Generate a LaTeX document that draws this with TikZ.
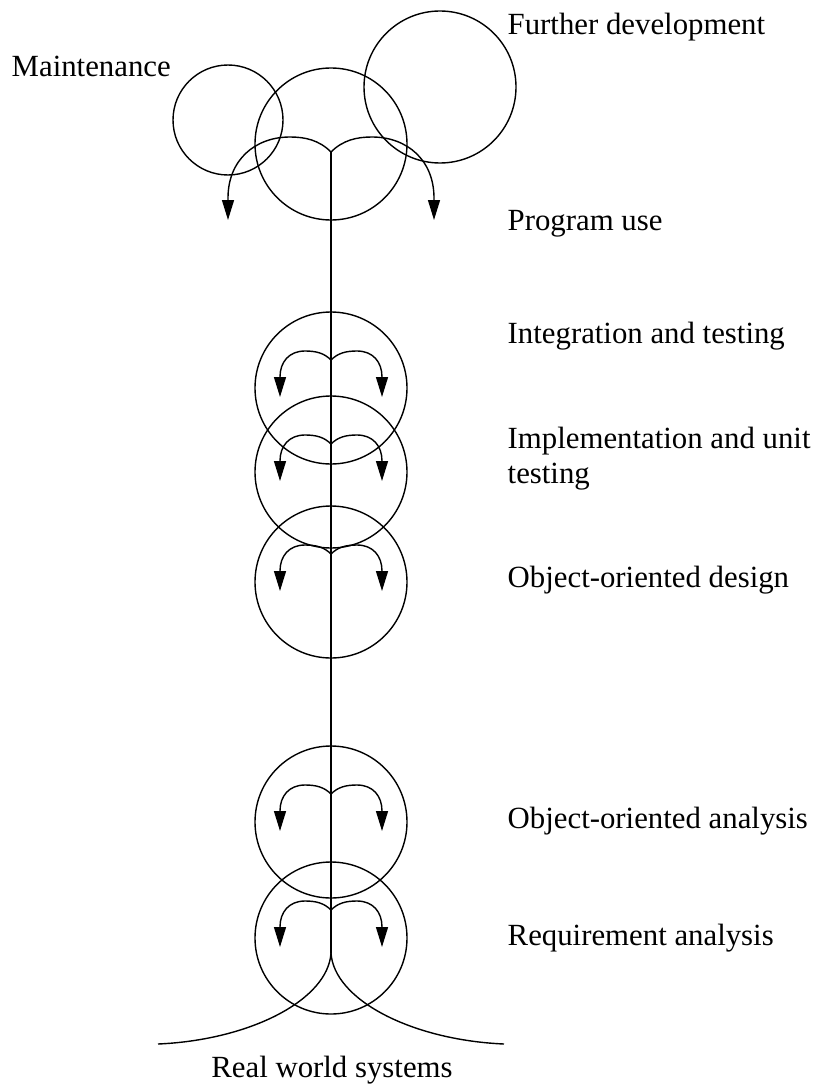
\documentclass[tikz,border=0pt]{standalone}
\usepackage{fontspec}
\setmainfont{Liberation Serif}
\usetikzlibrary{arrows.meta}
\tikzset{
  ring/.style={draw, circle, inner sep=0pt, outer sep=0pt},
  lab/.style={font=\fontsize{15.4}{17.5}\selectfont, anchor=base west, inner sep=0pt},
  flowarrow/.style={-{Triangle[length=10pt,width=6pt]}},
}
\begin{document}
\begin{tikzpicture}[x=0.5pt,y=-0.5pt,line width=0.7pt]
\useasboundingbox (0,0) rectangle (817,1086);
% top circles
\node[ring, minimum size=55pt] (maint) at (228,120) {};
\node[ring, minimum size=76pt] (use) at (331,144) {};
\node[ring, minimum size=76pt] (further) at (440,87) {};
% stage circles
\node[ring, minimum size=76pt] (integ) at (331,388) {};
\node[ring, minimum size=76pt] (impl) at (331,472) {};
\node[ring, minimum size=76pt] (ood) at (331,582) {};
\node[ring, minimum size=76pt] (ooa) at (331,822) {};
\node[ring, minimum size=76pt] (req) at (331,938) {};
% cusps
\coordinate (topcusp) at (331,152);
\coordinate (botcusp) at (331,953);
\coordinate (lend) at (158,1044);
\coordinate (rend) at (504,1044);
% central line
\draw (topcusp) -- (botcusp);
% bottom curves
\draw (botcusp) .. controls (328,1000) and (250,1040) .. (lend);
\draw (botcusp) .. controls (334,1000) and (412,1040) .. (rend);
% top arrows
\draw[flowarrow] (topcusp) .. controls (319,140) and (305,137) .. (290,137)
  .. controls (255,137) and (228,160) .. (228,198) -- (228,220);
\draw[flowarrow] (topcusp) .. controls (343,140) and (357,137) .. (372,137)
  .. controls (407,137) and (434,160) .. (434,198) -- (434,220);
% small arrow pairs
\foreach \n in {integ,impl,ood,ooa,req}{
  \draw[flowarrow] ([yshift=14pt]\n.center) .. controls ++(-7,-7) and ++(11,0) .. ([xshift=-13pt,yshift=18.5pt]\n.center)
    .. controls ++(-16,0) and ++(0,-15) .. ([xshift=-25.5pt,yshift=5.5pt]\n.center) -- ([xshift=-25.5pt,yshift=-4.5pt]\n.center);
  \draw[flowarrow] ([yshift=14pt]\n.center) .. controls ++(7,-7) and ++(-11,0) .. ([xshift=13pt,yshift=18.5pt]\n.center)
    .. controls ++(16,0) and ++(0,-15) .. ([xshift=25.5pt,yshift=5.5pt]\n.center) -- ([xshift=25.5pt,yshift=-4.5pt]\n.center);
}
% labels
\node[lab] (tfurther) at (507,35) {Further development};
\node[lab] (tmaint) at (11,76) {Maintenance};
\node[lab] (tuse) at (507,230) {Program use};
\node[lab] (tinteg) at (507,343) {Integration and testing};
\node[lab] (timpl) at (507,448) {Implementation and unit};
\node[lab] (timpl2) at (507,483) {testing};
\node[lab] (tood) at (507,587) {Object-oriented design};
\node[lab] (tooa) at (507,828) {Object-oriented analysis};
\node[lab] (treq) at (507,945) {Requirement analysis};
\node[lab, anchor=base] (treal) at (332,1077) {Real world systems};
\end{tikzpicture}
\end{document}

● STATED TASK:
Repeat all of the data above word for word, minus the pictures.

● SOLVED PROBLEM:
Generate a LaTeX document that draws this with TikZ.
\documentclass[tikz,border=0pt]{standalone}
\usepackage{fontspec}
\setmainfont{Liberation Serif}
\usetikzlibrary{arrows.meta}
\tikzset{
  ring/.style={draw, circle, inner sep=0pt, outer sep=0pt},
  lab/.style={font=\fontsize{15.4}{17.5}\selectfont, anchor=base west, inner sep=0pt},
  flowarrow/.style={-{Triangle[length=10pt,width=6pt]}},
}
\begin{document}
\begin{tikzpicture}[x=0.5pt,y=-0.5pt,line width=0.7pt]
\useasboundingbox (0,0) rectangle (817,1086);
% top circles
\node[ring, minimum size=55pt] (maint) at (228,120) {};
\node[ring, minimum size=76pt] (use) at (331,144) {};
\node[ring, minimum size=76pt] (further) at (440,87) {};
% stage circles
\node[ring, minimum size=76pt] (integ) at (331,388) {};
\node[ring, minimum size=76pt] (impl) at (331,472) {};
\node[ring, minimum size=76pt] (ood) at (331,582) {};
\node[ring, minimum size=76pt] (ooa) at (331,822) {};
\node[ring, minimum size=76pt] (req) at (331,938) {};
% cusps
\coordinate (topcusp) at (331,152);
\coordinate (botcusp) at (331,953);
\coordinate (lend) at (158,1044);
\coordinate (rend) at (504,1044);
% central line
\draw (topcusp) -- (botcusp);
% bottom curves
\draw (botcusp) .. controls (328,1000) and (250,1040) .. (lend);
\draw (botcusp) .. controls (334,1000) and (412,1040) .. (rend);
% top arrows
\draw[flowarrow] (topcusp) .. controls (319,140) and (305,137) .. (290,137)
  .. controls (255,137) and (228,160) .. (228,198) -- (228,220);
\draw[flowarrow] (topcusp) .. controls (343,140) and (357,137) .. (372,137)
  .. controls (407,137) and (434,160) .. (434,198) -- (434,220);
% small arrow pairs
\foreach \n in {integ,impl,ood,ooa,req}{
  \draw[flowarrow] ([yshift=14pt]\n.center) .. controls ++(-7,-7) and ++(11,0) .. ([xshift=-13pt,yshift=18.5pt]\n.center)
    .. controls ++(-16,0) and ++(0,-15) .. ([xshift=-25.5pt,yshift=5.5pt]\n.center) -- ([xshift=-25.5pt,yshift=-4.5pt]\n.center);
  \draw[flowarrow] ([yshift=14pt]\n.center) .. controls ++(7,-7) and ++(-11,0) .. ([xshift=13pt,yshift=18.5pt]\n.center)
    .. controls ++(16,0) and ++(0,-15) .. ([xshift=25.5pt,yshift=5.5pt]\n.center) -- ([xshift=25.5pt,yshift=-4.5pt]\n.center);
}
% labels
\node[lab] (tfurther) at (507,35) {Further development};
\node[lab] (tmaint) at (11,76) {Maintenance};
\node[lab] (tuse) at (507,230) {Program use};
\node[lab] (tinteg) at (507,343) {Integration and testing};
\node[lab] (timpl) at (507,448) {Implementation and unit};
\node[lab] (timpl2) at (507,483) {testing};
\node[lab] (tood) at (507,587) {Object-oriented design};
\node[lab] (tooa) at (507,828) {Object-oriented analysis};
\node[lab] (treq) at (507,945) {Requirement analysis};
\node[lab, anchor=base] (treal) at (332,1077) {Real world systems};
\end{tikzpicture}
\end{document}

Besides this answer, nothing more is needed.